Schoolma'ams: Education pioneers of America
MYRA VANDERPOOL GORMLEY Los Angeles TimesOur grandmothers were no slouches when it came to learning, teaching.
By MYRA VANDERPOOL GORMLEY
Los Angeles Times Syndicate
Genealogical gems pop up in unexpected places. Perhaps that is why this hobby continues to grow by the proverbial leaps and bounds.
When I visit other areas of the country to attend conferences and speak at seminars, a stop at bookstores that carry local histories is high on my wish list. In Kansas City I discovered a treasure in "Schoolwomen of the Prairies and Plains," by Mary Hurlbut Cordier (University of New Mexico Press, 1992). It focuses on the women responsible for educating children of the prairie.
Part One, "The Education and Historical Setting," a history of women in rural education, is enlightening. It contains such historical information as their salaries (similar to those of the hired girl or domestic who received room and board), teacher examinations and the living and working conditions.
"On the prairies and plains there does not appear to have been a widespread prohibition of hiring married women during the period from the 1860s to the early 1900s, but it was expected that women would leave teaching when they married regardless of the local school district policy," Cordier writes.
However, "Seeing the Context, Hearing the Voice" in Part Two examines the narratives of five schoolwomen, a term the author prefers in order to broaden and professionalize the term to include teachers, superintendents, principals, and teacher educators. It is rich in both history and genealogical material.
"The term 'schoolma'am' tends to bring to mind the nostalgia and the folklore of the frontier school ... schoolwomen identifies the women themselves, not the stereotyped fiction," Cordier explains.
Cordier successfully paints pictures of what life was like for these working women, along with genealogical tidbits gleaned from diaries, letters, memorabilia, school records, photographs and oral histories of pioneers. The five women are:
- Nancy Rebecca Higgins Gaddis, Missouri and Nebraska (1862-1942)

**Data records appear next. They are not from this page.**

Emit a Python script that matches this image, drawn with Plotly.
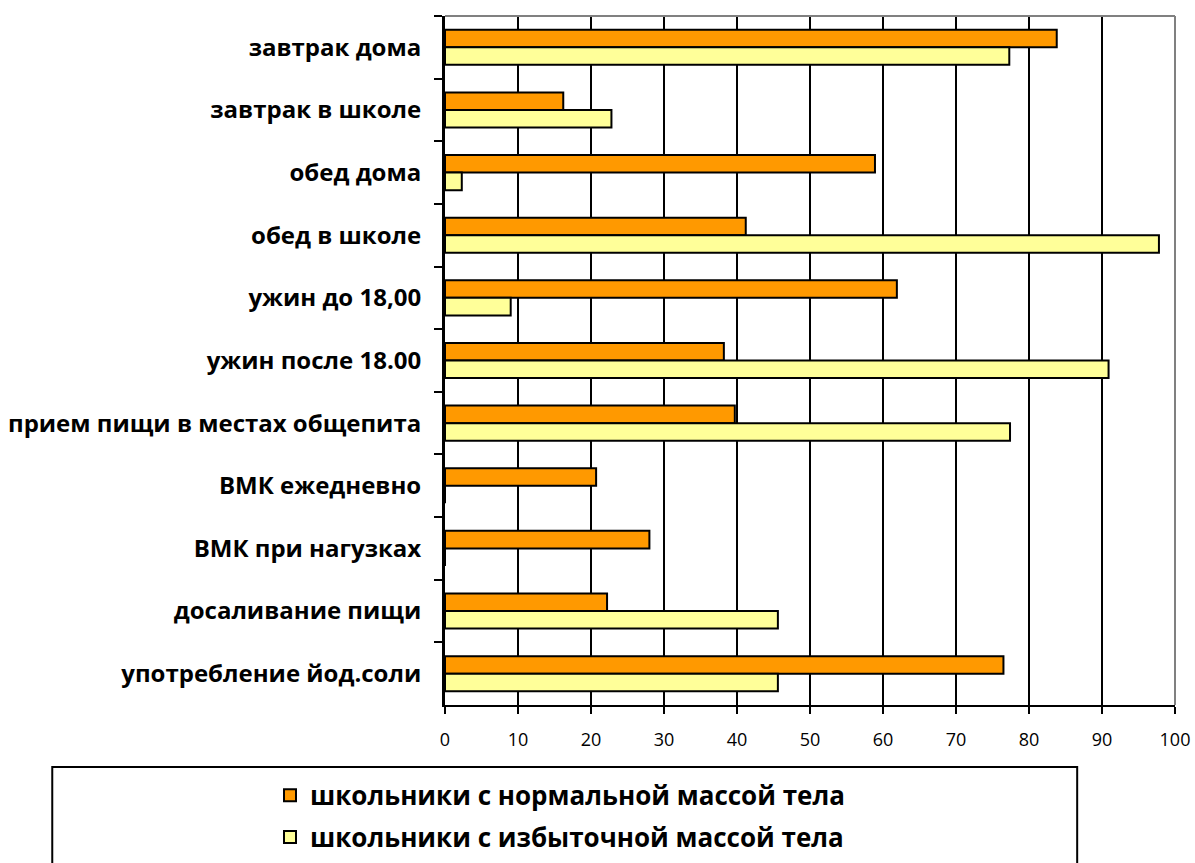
import plotly.graph_objects as go

categories = [
    "завтрак дома",
    "завтрак в школе",
    "обед дома",
    "обед в школе",
    "ужин до 18,00",
    "ужин после 18.00",
    "прием пищи в местах общепита",
    "ВМК ежедневно",
    "ВМК при нагузках",
    "досаливание пищи",
    "употребление йод.соли",
]
normal_weight = [83.8, 16.2, 58.9, 41.2, 61.9, 38.2, 39.7, 20.7, 28.0, 22.2, 76.5]
overweight = [77.3, 22.8, 2.3, 97.8, 9.0, 90.9, 77.4, 0, 0, 45.6, 45.6]
series_names = [
    "школьники с нормальной массой тела",
    "школьники с избыточной массой тела",
]
x_ticks = [0, 10, 20, 30, 40, 50, 60, 70, 80, 90, 100]

fig = go.Figure()
fig.add_trace(go.Bar(
    y=categories, x=normal_weight, orientation="h", name=series_names[0],
    legendgroup="normal",
    marker=dict(color="#FF9900", line=dict(color="black", width=2)),
))
fig.add_trace(go.Bar(
    y=categories, x=overweight, orientation="h", name=series_names[1],
    legendgroup="over",
    marker=dict(color="#FFFF99", line=dict(color="black", width=2)),
))

fig.update_layout(
    width=1195, height=863,
    margin=dict(l=445, r=20, t=16, b=158, autoexpand=False),
    paper_bgcolor="white", plot_bgcolor="white",
    barmode="group", bargap=0.44, bargroupgap=0,
    font=dict(family="Open Sans", color="black"),
    showlegend=True,
    legend=dict(
        x=-0.2397, xanchor="left", y=-0.097, yanchor="top",
        font=dict(family="Open Sans", size=26, color="black", weight="bold"),
        tracegroupgap=5, bgcolor="rgba(0,0,0,0)", traceorder="grouped",
    ),
    xaxis=dict(
        range=[0, 100], tickvals=x_ticks, ticktext=[str(v) for v in x_ticks],
        showgrid=True, gridcolor="black", gridwidth=2,
        showline=True, linecolor="black", linewidth=2,
        ticks="outside", ticklen=7, tickwidth=2, tickcolor="black",
        tickfont=dict(family="Open Sans", size=18, color="black"),
        ticklabelstandoff=10, automargin=False,
        zeroline=False, fixedrange=True,
    ),
    yaxis=dict(
        categoryorder="array", categoryarray=categories, autorange="reversed",
        tickson="boundaries", ticks="outside", ticklen=8, tickwidth=2, tickcolor="black",
        showline=True, linecolor="black", linewidth=3, showgrid=False,
        tickfont=dict(family="Open Sans", size=24, color="black", weight="bold"),
        ticklabelstandoff=16, automargin=False, fixedrange=True,
    ),
    shapes=[
        # gray frame on top and right of plot area
        dict(type="line", xref="paper", yref="paper", x0=0, x1=1, y0=1, y1=1,
             line=dict(color="#808080", width=2)),
        dict(type="line", xref="paper", yref="paper", x0=1, x1=1, y0=0, y1=1,
             line=dict(color="#808080", width=2)),
        # legend frame
        dict(type="rect", xref="paper", yref="paper", x0=-0.538, x1=0.866,
             y0=-0.232, y1=-0.09, line=dict(color="black", width=2),
             fillcolor="rgba(0,0,0,0)"),
    ],
)

fig.write_html("out.html")
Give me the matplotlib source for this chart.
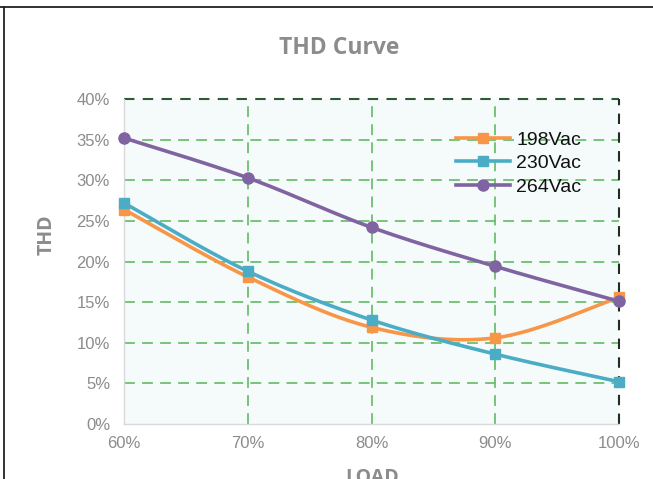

- Bessie M. Tucker Gilmer, Nebraska (1898-1992)
- Sarah Jane Price, Indiana, Iowa and Nebraska (1841-1920)
- Sarah Gillespie Huftalen, Iowa (1865-1955)
- Ethel Hale Russel, Nebraska, Idaho, Utah, Iowa and Michigan, (born 1895)
The book includes numerous photographs from archival and private collections, including those of dugout, sod and log schools, and white frame buildings. There are pictures of the teachers and their children --- inside and out of schoolhouses.
The author's extensive notes led me to more books and publications and to other libraries, state historical societies and museums.
A search on the Web, for example, turned up the "Kansas One-Room School House Project" and its library, which includes histories of the schools, the teachers and pictures of them and their students (http://history.cc. ukans.edu/heritage/orsh/library/).
Since 1994 this project has been actively seeking the histories of one-room schools, their teachers and pupils in order to preserve the memories as part of Kansas heritage through uncopyrighted texts and images, family letters, photographs, maps and even music.
Posted there also is "Examination for Common-School Diplomas" for rural schools dated Saturday, April 6, 1918. Questions pertain to reading, arithmetic, physiology, civics, geography and Kansas history.
I flunked the exam.
The Web has other sites as various states also are trying to obtain and preserve the histories of their teachers and these one- room schools that once dotted the landscape of America. If you have ancestors and relatives who were pioneer teachers, now is the time to interview them and preserve their histories.